The 'Linux Diversity' collection: One kit, 10 Linux distros
With all the wide variety of free and open source software out there, it can sometimes feel like an insurmountable challenge to download and try each and every one that interests you.
That's where a one-stop sampler can be especially useful.
A few weeks back I wrote about VALO-CD, which provides a nice assortment of open source apps for Windows. This week—while doing some last-minute holiday shopping on Amazon, in fact—I came across something similar for Linux.
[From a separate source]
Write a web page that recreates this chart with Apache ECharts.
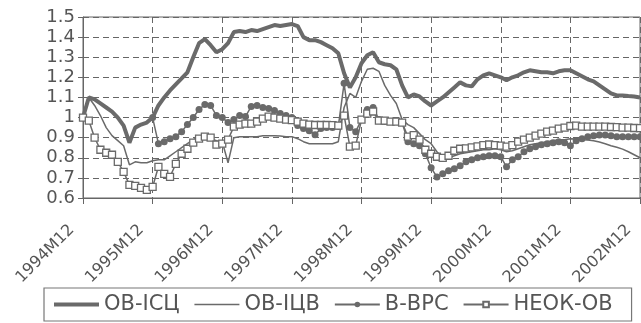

Specifically, it's the Linux Diversity collection, and it serves up a smorgasbord of 10 Linux distributions in a single, 12-DVD set.
'Introduction to Linux'
It's no secret that Linux distributions exist for virtually every taste and purpose, each with distinct pros and cons. Rather than have to download and test them out one by one, PRIZIX's Linux Diversity collection gives you a way to get 10 of them in a single shot.
Included are the latest versions of numerous popular distros, including Ubuntu 12.10, Kubuntu 12.10, openSUSE 12.2, Fedora 17, Debian 6, CentOS 6, Mint 14, Gentoo 12, Mandriva 2011, and Slackware 14. Accompanying them, of course, are a complete set of open source applications for desktops, laptops, and servers.
Then, too, there's an “Introduction to Linux" video DVD, an updated Unix Academy Selected Linux Training Library of 52 PDF books for new and experienced Linux users, a printed quick reference card of Linux and Unix commands, and a complimentary evaluation exam by Unix Academy.
Priced at $39.95 on both Amazon and the PRIZIX site, the Linux Diversity collection comes with complete DVD installations for both 32- and 64-bit PCs, and it includes free lifetime updates. It's available for Windows 7, Vista and XP; Mac OS X; and Linux.
One dish, multiple flavors
You don't necessarily have to be planning an outright switch to Linux, of course. Rather, simply having Linux on hand can be a good idea for online banking and other purposes, as I've noted before.
Similar in many ways to Get Linux, however, it can also help you zero in on what you like.
If you're thinking about taking Linux for a test drive, this could be a nice way to try multiple flavors in a single dish.